[start of TASK INPUTS]

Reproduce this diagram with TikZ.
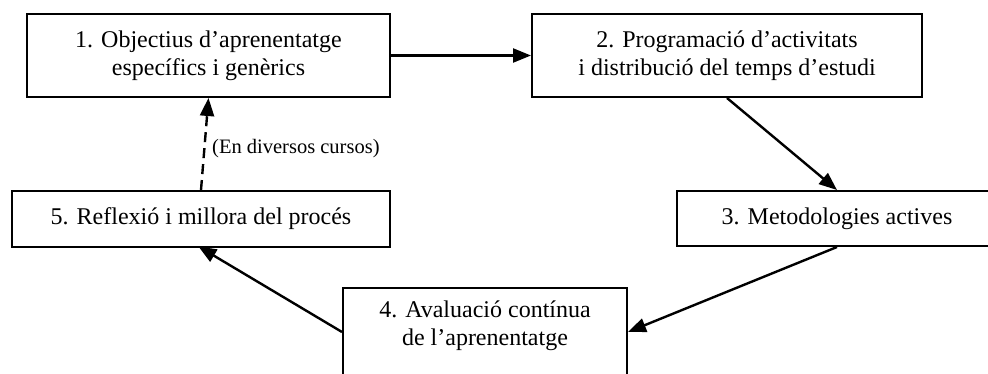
\documentclass[tikz,border=0pt]{standalone}
\usepackage{fontspec}
\setmainfont{Liberation Serif}
\usetikzlibrary{arrows.meta}
\begin{document}
\begin{tikzpicture}[x=1pt,y=-1pt,
  box/.style={draw=black, line width=2pt, fill=white, inner sep=0pt, align=center,
    font=\fontsize{24}{28}\selectfont},
  conn/.style={line width=2.4pt, -{Triangle[length=18pt,width=14pt]}},
  dconn/.style={conn, dash pattern=on 10pt off 6pt},
  lbl/.style={font=\fontsize{20.5}{24}\selectfont, inner sep=0pt}]
\useasboundingbox (0,0) rectangle (988,374);
\node[box, minimum width=363, minimum height=83] (b1) at (208.5,55.5)
  {1. Objectius d’aprenentatge\\específics i genèrics};
\node[box, minimum width=390, minimum height=83] (b2) at (727,55.5)
  {2. Programació d’activitats\\i distribució del temps d’estudi};
\node[box, minimum width=320, minimum height=55] (b3) at (837,218.5)
  {3. Metodologies actives};
\node[box, minimum width=284, minimum height=88] (b4) at (485,332) {};
\node[box, draw=none, fill=none] (t4) at (485,326)
  {4. Avaluació contínua\\de l’aprenentatge};
\node[box, minimum width=378, minimum height=56] (b5) at (201,219)
  {5. Reflexió i millora del procés};
\node[lbl, anchor=west] (l51) at (212,149) {(En diversos cursos)};
\draw[conn] (b1.east) -- (b2.west);
\draw[conn] (b2.south) -- (b3.north);
\draw[conn] (b3.south) -- (b4.east);
\draw[conn, shorten >=-3pt] (b4.west) -- (b5.south);
\draw[dconn] (b5.north) -- (b1.south);
\end{tikzpicture}
\end{document}
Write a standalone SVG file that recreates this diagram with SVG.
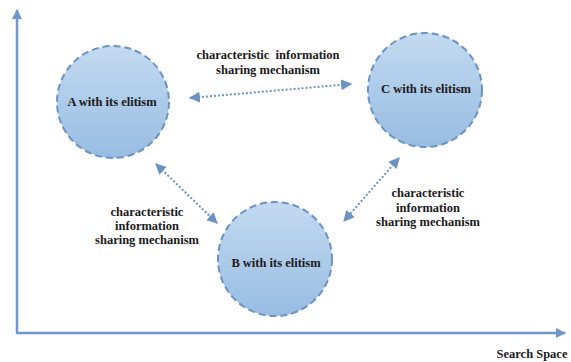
<svg xmlns="http://www.w3.org/2000/svg" width="571" height="362" viewBox="0 0 571 362">
<style>
.lbl{font-family:"Liberation Serif","Times New Roman",serif;font-weight:bold;font-size:12.5px;fill:#1a1a1a;text-anchor:middle}
.node circle{fill:url(#g);stroke:#6a92c2;stroke-width:2;stroke-dasharray:7 4}
.conn{stroke:#6a92c2;stroke-width:2;stroke-dasharray:2 2;fill:none;marker-start:url(#ah);marker-end:url(#ah)}
.axis{stroke:#6f97c9;stroke-width:2.5;fill:none}
</style>
<defs>
<linearGradient id="g" x1="0" y1="0" x2="0" y2="1">
<stop offset="0" stop-color="#c3daf0"/>
<stop offset="1" stop-color="#98bce2"/>
</linearGradient>
<marker id="ah" viewBox="0 0 10 10" refX="9" refY="5" markerWidth="5.5" markerHeight="5.5" orient="auto-start-reverse" markerUnits="strokeWidth">
<path d="M0,0 L10,5 L0,10 z" fill="#6a92c2"/>
</marker>
<marker id="ax" viewBox="0 0 10 10" refX="9" refY="5" markerWidth="4" markerHeight="4" orient="auto" markerUnits="strokeWidth">
<path d="M0,0 L10,5 L0,10 z" fill="#6f97c9"/>
</marker>
</defs>
<g id="axes">
<path class="axis" d="M17,333 V10" marker-end="url(#ax)"/>
<path class="axis" d="M16,333 H565" marker-end="url(#ax)"/>
<text class="lbl" x="532" y="358">Search Space</text>
</g>
<g id="connectors">
<path class="conn" d="M190,98 L351,84"/>
<path class="conn" d="M156,164 L217,223"/>
<path class="conn" d="M399,158 L344,221"/>
</g>
<g id="A" class="node">
<circle cx="113" cy="102" r="56"/>
<text class="lbl" x="112" y="106">A with its elitism</text>
</g>
<g id="C" class="node">
<circle cx="425" cy="90" r="57"/>
<text class="lbl" x="426" y="93">C with its elitism</text>
</g>
<g id="B" class="node">
<circle cx="275" cy="259" r="57"/>
<text class="lbl" x="276" y="267">B with its elitism</text>
</g>
<g id="labels">
<text class="lbl" x="268" y="59" xml:space="preserve" style="white-space:pre">characteristic  information</text>
<text class="lbl" x="268" y="74">sharing mechanism</text>
<text class="lbl" x="147" y="216">characteristic</text>
<text class="lbl" x="147" y="230">information</text>
<text class="lbl" x="147" y="244">sharing mechanism</text>
<text class="lbl" x="428" y="197">characteristic</text>
<text class="lbl" x="428" y="212">information</text>
<text class="lbl" x="428" y="226">sharing mechanism</text>
</g>
</svg>
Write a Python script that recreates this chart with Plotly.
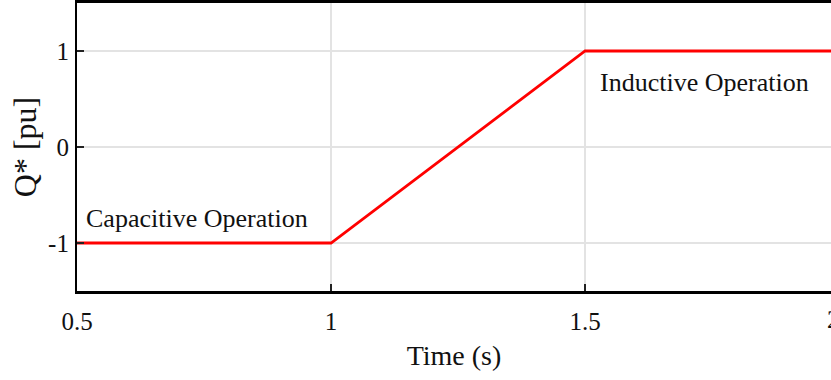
import plotly.graph_objects as go

# Data
time_s = [0.5, 1.0, 1.5, 2.0]
q_ref = [-1, -1, 1, 1]

x_tickvals = [0.5, 1.0, 1.5]
x_ticktext = ["0.5", "1", "1.5"]
y_tickvals = [-1, 0, 1]
y_ticktext = ["-1", "0", "1"]
last_x_tick = "2"

x_range = [0.5, 1.984]
y_range = [-1.5, 1.5]

FONT = "Liberation Serif, Times New Roman, serif"

fig = go.Figure()
fig.add_trace(go.Scatter(
    x=time_s, y=q_ref, mode="lines",
    line=dict(color="#ff0000", width=2.8),
    showlegend=False, hoverinfo="skip",
))

fig.add_annotation(x=0.514, y=-0.74, xref="x", yref="y", text="Capacitive Operation",
                   showarrow=False, xanchor="left", yanchor="middle",
                   font=dict(family=FONT, size=26, color="#111111"))
fig.add_annotation(x=1.526, y=0.67, xref="x", yref="y", text="Inductive Operation",
                   showarrow=False, xanchor="left", yanchor="middle",
                   font=dict(family=FONT, size=26, color="#111111"))
# partially visible last tick label at the clipped right edge
fig.add_annotation(x=1.0, y=0, xref="paper", yref="paper", text=last_x_tick,
                   showarrow=False, xanchor="left", yanchor="top", yshift=-13, xshift=-6,
                   font=dict(family=FONT, size=25, color="#111111"))

fig.update_layout(
    width=831, height=380,
    margin=dict(l=77, r=0, t=3, b=89),
    paper_bgcolor="white", plot_bgcolor="white",
    font=dict(family=FONT, color="#111111"),
)
fig.update_xaxes(
    range=x_range, tickvals=x_tickvals, ticktext=x_ticktext,
    showgrid=True, gridcolor="#e3e3e3", gridwidth=1.5,
    showline=True, linecolor="black", linewidth=2.5, mirror=True,
    ticks="inside", ticklen=7, tickcolor="#222222", tickwidth=1.5,
    tickfont=dict(family=FONT, size=25, color="#111111"),
    ticklabelstandoff=6,
    zeroline=False,
    title=dict(text="Time (s)", font=dict(family=FONT, size=28, color="#111111"), standoff=12),
)
fig.update_yaxes(
    range=y_range, tickvals=y_tickvals, ticktext=y_ticktext,
    showgrid=True, gridcolor="#e3e3e3", gridwidth=1.5,
    showline=True, linecolor="black", linewidth=2.2, mirror=False,
    ticks="inside", ticklen=7, tickcolor="#222222", tickwidth=1.5,
    tickfont=dict(family=FONT, size=25, color="#111111"),
    ticklabelstandoff=1,
    zeroline=False,
    title=dict(text="Q* [pu]", font=dict(family=FONT, size=32, color="#111111"), standoff=2),
)

fig.write_html("out.html")
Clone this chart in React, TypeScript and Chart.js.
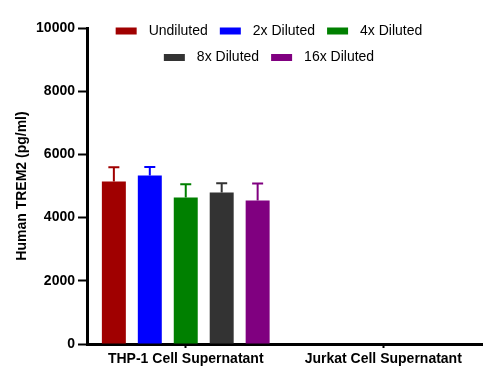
import React, { useEffect, useRef } from "react";
import { Chart, registerables } from "chart.js";

Chart.register(...registerables);

const categories = ["THP-1 Cell Supernatant", "Jurkat Cell Supernatant"];
const seriesLabels = ["Undiluted", "2x Diluted", "4x Diluted", "8x Diluted", "16x Diluted"];
const seriesColors = ["#A00000", "#0000FF", "#008000", "#333333", "#800080"];
const undiluted = [5140, null];
const diluted2x = [5335, null];
const diluted4x = [4635, null];
const diluted8x = [4795, null];
const diluted16x = [4540, null];
const errUndiluted = [455, null];
const errDiluted2x = [265, null];
const errDiluted4x = [420, null];
const errDiluted8x = [295, null];
const errDiluted16x = [540, null];
const yTicks = [0, 2000, 4000, 6000, 8000, 10000];

const seriesValues = [undiluted, diluted2x, diluted4x, diluted8x, diluted16x];
const seriesErrors = [errUndiluted, errDiluted2x, errDiluted4x, errDiluted8x, errDiluted16x];

const FONT = "'Liberation Sans', Arial, sans-serif";

const errorBarPlugin = {
  id: "errorBars",
  afterDatasetsDraw(chart: any) {
    const ctx = chart.ctx;
    const y = chart.scales.y;
    chart.data.datasets.forEach((ds: any, i: number) => {
      const meta = chart.getDatasetMeta(i);
      meta.data.forEach((el: any, j: number) => {
        const v = ds.data[j];
        const e = seriesErrors[i][j];
        if (v == null || e == null) return;
        const yTop = y.getPixelForValue(v);
        const yErr = y.getPixelForValue(v + e);
        ctx.save();
        ctx.strokeStyle = ds.backgroundColor;
        ctx.lineWidth = 2;
        ctx.beginPath();
        ctx.moveTo(el.x, yTop);
        ctx.lineTo(el.x, yErr);
        ctx.moveTo(el.x - 5.5, yErr);
        ctx.lineTo(el.x + 5.5, yErr);
        ctx.stroke();
        ctx.restore();
      });
    });
  },
};

const legendPlugin = {
  id: "innerLegend",
  afterDraw(chart: any) {
    const ctx = chart.ctx;
    const area = chart.chartArea;
    const rows = [[0, 1, 2], [3, 4]];
    const boxW = 21;
    const boxH = 7;
    const gapBoxText = 12;
    const gapItems = 12;
    ctx.save();
    ctx.font = `14px ${FONT}`;
    ctx.textBaseline = "middle";
    const cx = area.left + 182;
    rows.forEach((row, r) => {
      const widths = row.map((i) => boxW + gapBoxText + ctx.measureText(seriesLabels[i]).width);
      const total = widths.reduce((a, b) => a + b, 0) + gapItems * (row.length - 1);
      let x = cx - total / 2;
      const yc = area.top + 3 + r * 26.5;
      row.forEach((i, k) => {
        ctx.fillStyle = seriesColors[i];
        ctx.fillRect(x, yc - boxH / 2, boxW, boxH);
        ctx.fillStyle = "#000";
        ctx.fillText(seriesLabels[i], x + boxW + gapBoxText, yc);
        x += widths[k] + gapItems;
      });
    });
    ctx.restore();
  },
};

export default function App() {
  const ref = useRef<HTMLCanvasElement | null>(null);
  useEffect(() => {
    if (!ref.current) return;
    const chart = new Chart(ref.current, {
      type: "bar",
      data: {
        labels: categories,
        datasets: seriesLabels.map((label, i) => ({
          label,
          data: seriesValues[i],
          backgroundColor: seriesColors[i],
          borderWidth: 0,
          categoryPercentage: 0.91,
          barPercentage: 0.667,
        })),
      },
      options: {
        animation: false,
        responsive: true,
        maintainAspectRatio: false,
        layout: { padding: { top: 28, right: 9, left: 0, bottom: 0 } },
        plugins: {
          legend: { display: false },
          tooltip: { enabled: false },
        },
        scales: {
          x: {
            offset: true,
            border: { display: true, color: "#000", width: 3 },
            grid: {
              offset: false,
              drawOnChartArea: false,
              drawTicks: true,
              tickLength: 4,
              tickWidth: 2,
              color: "#000",
            },
            ticks: {
              color: "#000",
              padding: 3,
              font: { family: FONT, size: 14, weight: "bold" },
              maxRotation: 0,
            },
            afterFit(s: any) {
              s.height = 383 - 344;
            },
          },
          y: {
            min: 0,
            max: 10000,
            afterBuildTicks(s: any) {
              s.ticks = yTicks.map((v) => ({ value: v }));
            },
            border: { display: true, color: "#000", width: 3 },
            grid: {
              drawOnChartArea: false,
              drawTicks: true,
              tickLength: 9,
              tickWidth: 2,
              color: "#000",
            },
            ticks: {
              color: "#000",
              padding: 3,
              font: { family: FONT, size: 14, weight: "bold" },
              callback: (v: any) => String(v),
            },
            title: {
              display: true,
              text: "Human TREM2 (pg/ml)",
              color: "#000",
              font: { family: FONT, size: 14, weight: "bold" },
              padding: { top: 14, bottom: 0 },
            },
            afterFit(s: any) {
              s.width = 87;
            },
          },
        },
      },
      plugins: [errorBarPlugin, legendPlugin],
    });
    return () => chart.destroy();
  }, []);
  return (
    <div style={{ position: "fixed", left: 0, top: 0, width: 491, height: 383, background: "#fff" }}>
      <canvas ref={ref} />
    </div>
  );
}
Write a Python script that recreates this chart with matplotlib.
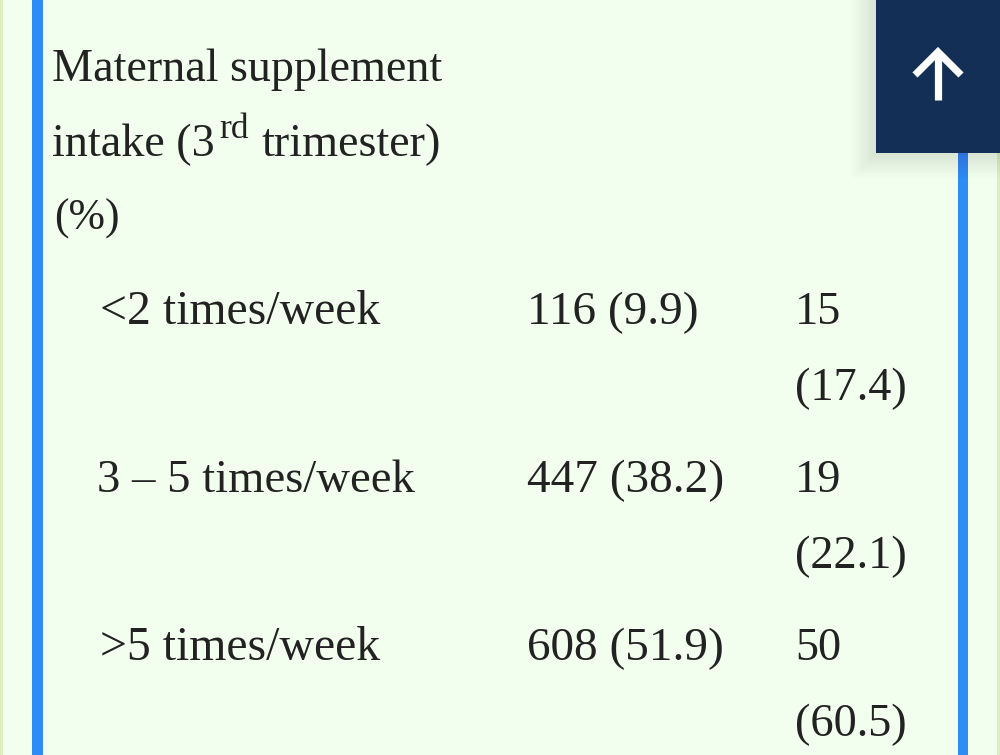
import matplotlib
matplotlib.use("Agg")
import matplotlib.pyplot as plt
from matplotlib.patches import Rectangle

W, H = 1000, 755

# table content
heading_first = "Maternal supplement"
heading_second = ["intake (3", "rd", "trimester)"]
heading_third = "(%)"
row_labels = ["<2 times/week", "3 – 5 times/week", ">5 times/week"]
col_a = ["116 (9.9)", "447 (38.2)", "608 (51.9)"]
col_b_count = ["15", "19", "50"]
col_b_pct = ["(17.4)", "(22.1)", "(60.5)"]

plt.rcParams["font.family"] = ["Liberation Serif", "DejaVu Serif"]

fig = plt.figure(figsize=(W / 100, H / 100), dpi=100, facecolor="#f3ffee")
ax = fig.add_axes([0, 0, 1, 1])
ax.set_xlim(0, W)
ax.set_ylim(H, 0)
ax.axis("off")

# page edge and blue side bars
ax.add_patch(Rectangle((0, 0), 3, H, color="#dcefc0", lw=0))
ax.add_patch(Rectangle((32, 0), 11, H, color="#2e8cf5", lw=0))
ax.add_patch(Rectangle((958, 0), 10, H, color="#2e8cf5", lw=0))
ax.add_patch(Rectangle((997, 0), 3, H, color="#dcefc0", lw=0))

# soft shadow round the button
for grow in range(26, 0, -1):
    ax.add_patch(Rectangle((876 - grow, 0), 124 + grow, 153 + grow, color="#33402c", alpha=0.004, lw=0))

# back-to-top button
ax.add_patch(Rectangle((876, 0), 124, 153, color="#142f55", lw=0))
ax.plot([938, 938], [54, 100], color="white", lw=5.2, solid_capstyle="butt")
ax.plot([915, 938, 961], [75, 52, 75], color="white", lw=5.2, solid_joinstyle="miter", solid_capstyle="butt")

ink = "#222222"


def put(x, y, s, size):
    ax.text(x, y, s, fontsize=size, color=ink, va="baseline", ha="left")


# heading, three lines, the superscript placed by hand
put(52, 81, heading_first, 33.2)
put(52, 156, heading_second[0], 33.2)
put(219, 138, heading_second[1], 25.5)
put(261, 156, heading_second[2], 33.2)
put(54, 230, heading_third, 31.5)

rows_y = [324, 492, 660]
row_x = [100, 97, 100]
row_sizes = [34.4, 33.6, 34.4]
for i, y in enumerate(rows_y):
    put(row_x[i], y, row_labels[i], row_sizes[i])
    put(527, y, col_a[i], 34)
    put(795, y, col_b_count[i], 33.4)
    put(795, y + 76, col_b_pct[i], 33.4)

fig.savefig("out.png", dpi=100, facecolor=fig.get_facecolor())
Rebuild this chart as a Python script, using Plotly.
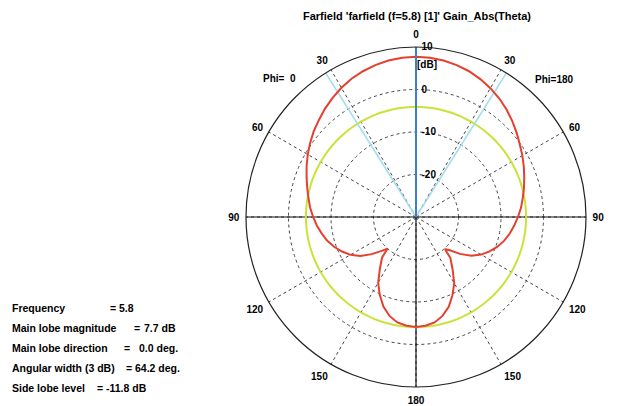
import plotly.graph_objects as go

# Farfield gain cut (Theta), sampled from main lobe (0 deg) to back lobe (180 deg)
theta_deg = [0, 5, 10, 15, 20, 25, 30, 35, 40, 45, 50, 55, 60, 65, 70, 75, 80, 85, 90,
             95, 100, 105, 110, 115, 120, 125, 130, 135, 138, 140, 145, 150, 155, 160,
             165, 170, 175, 180]
gain_phi0 = [7.7, 7.6, 7.4, 7.0, 6.5, 5.9, 5.1, 4.2, 3.3, 2.3, 1.4, 0.4, -0.6, -1.6, -2.6,
             -3.5, -4.3, -5.0, -5.8, -6.6, -7.5, -8.4, -9.5, -10.8, -12.2, -14.0, -16.4,
             -18.8, -20.0, -17.6, -15.2, -12.2, -9.8, -7.6, -5.9, -4.8, -4.3, -4.1]
gain_phi180 = [7.7, 7.6, 7.4, 7.0, 6.5, 5.8, 5.0, 4.1, 3.1, 2.0, 0.9, -0.2, -1.1, -2.0, -2.9,
               -3.7, -4.5, -5.2, -6.0, -6.8, -7.6, -8.5, -9.6, -10.9, -12.3, -14.1, -16.5,
               -19.0, -19.8, -17.4, -15.0, -12.0, -9.7, -7.5, -5.9, -4.8, -4.3, -4.1]

# Summary figures
frequency = 5.8
main_lobe_magnitude = 7.7
main_lobe_direction = 0.0
angular_width_3db = 64.2
side_lobe_level = -11.8

r_min, r_max = -30, 10
radial_ticks = [-20, -10, 0, 10]
angle_ticks = list(range(0, 360, 30))
angle_labels = ["0", "30", "60", "90", "120", "150", "180", "150", "120", "90", "60", "30"]

# Phi=0 half is drawn counterclockwise from the top, Phi=180 half clockwise
curve_theta = theta_deg + [360 - t for t in reversed(theta_deg)]
curve_r = gain_phi0 + list(reversed(gain_phi180))

fig = go.Figure()

# solid horizontal axis (90 - 90) and lower vertical axis (to 180)
fig.add_trace(go.Scatterpolar(r=[r_max, r_min, r_max], theta=[90, 90, 270], mode="lines",
                              line=dict(color="#111111", width=1.2), hoverinfo="skip"))
fig.add_trace(go.Scatterpolar(r=[r_min, r_max], theta=[180, 180], mode="lines",
                              line=dict(color="#111111", width=1.2), hoverinfo="skip"))

# side lobe level circle
sll_abs = main_lobe_magnitude + side_lobe_level
circle_theta = list(range(0, 361, 2))
fig.add_trace(go.Scatterpolar(r=[sll_abs] * len(circle_theta), theta=circle_theta, mode="lines",
                              line=dict(color="#c9e33a", width=2), hoverinfo="skip"))

# 3 dB beam width limits
half_width = angular_width_3db / 2
for a in (main_lobe_direction + half_width, 360 - main_lobe_direction - half_width):
    fig.add_trace(go.Scatterpolar(r=[r_min, r_max], theta=[a, a], mode="lines",
                                  line=dict(color="#a6dcef", width=1.5), hoverinfo="skip"))

# gain pattern
fig.add_trace(go.Scatterpolar(r=curve_r, theta=curve_theta, mode="lines",
                              line=dict(color="#e5402f", width=2), hoverinfo="skip"))

# main lobe direction
fig.add_trace(go.Scatterpolar(r=[r_min, r_max], theta=[main_lobe_direction] * 2, mode="lines",
                              line=dict(color="#3d7fc4", width=2), hoverinfo="skip"))

font_family = "Liberation Sans, Arial, sans-serif"

fig.update_layout(
    width=617, height=406,
    margin=dict(l=0, r=0, t=0, b=0),
    paper_bgcolor="white",
    showlegend=False,
    font=dict(family=font_family, size=10, color="black", weight="bold"),
    title=dict(text="Farfield 'farfield (f=5.8) [1]' Gain_Abs(Theta)",
               x=417 / 617, xanchor="center", y=1 - 16 / 406, yanchor="middle",
               font=dict(size=11, weight="bold", color="black")),
    polar=dict(
        domain=dict(x=[246 / 617, 586 / 617], y=[19 / 406, 359 / 406]),
        bgcolor="white",
        angularaxis=dict(rotation=90, direction="counterclockwise",
                         tickmode="array", tickvals=angle_ticks, ticktext=angle_labels,
                         showline=True, linecolor="#222222", linewidth=1.2,
                         showgrid=True, gridcolor="#444444", griddash="dot", gridwidth=1,
                         ticks="outside", ticklen=4, tickcolor="rgba(0,0,0,0)",
                         tickfont=dict(size=10, weight="bold", color="black")),
        radialaxis=dict(range=[r_min, r_max], angle=90, tickangle=90,
                        tickmode="array", tickvals=radial_ticks,
                        ticktext=[str(v) for v in radial_ticks],
                        showline=False, side="clockwise",
                        ticks="outside", ticklen=3, tickcolor="rgba(0,0,0,0)",
                        showgrid=True, gridcolor="#444444", griddash="dot", gridwidth=1,
                        tickfont=dict(size=10, weight="bold", color="black")),
    ),
)

ann = dict(xref="paper", yref="paper", showarrow=False, yanchor="middle")


def px(x, y, text, anchor="left", size=10.5):
    fig.add_annotation(x=x / 617, y=1 - y / 406, text=text, xanchor=anchor,
                       font=dict(size=size, weight="bold", color="black"), **ann)


px(427, 64, "[dB]", "center", 10)
px(279, 78, "Phi=\u00a0 0", "center", 10)
px(554, 79, "Phi=180", "center", 10)

# parameter summary block
rows = [
    ("Frequency", 108, f"{frequency}", 117, 308),
    ("Main lobe magnitude", 132, f"{main_lobe_magnitude:.1f} dB", 142, 328),
    ("Main lobe direction", 122, f"{main_lobe_direction:.1f} deg.", 137, 348),
    ("Angular width (3 dB)", 124, f"{angular_width_3db:.1f} deg.", 133, 368),
    ("Side lobe level", 95, f"{side_lobe_level:.1f} dB", 104, 388),
]
for label, x_eq, value, x_val, y in rows:
    px(10, y, label)
    px(x_eq, y, "=")
    px(x_val, y, value)

fig.write_html("out.html")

[end of TASK INPUTS]

■ **WHAT THE EXERCISE ASKS**
List each line in the listing that contains the string "Python".

■ **RESPONSE BELOW**
Write a Python script that recreates this chart with Plotly.
Write a Python script that recreates this chart with matplotlib.
Rebuild this chart as a Python script, using Plotly.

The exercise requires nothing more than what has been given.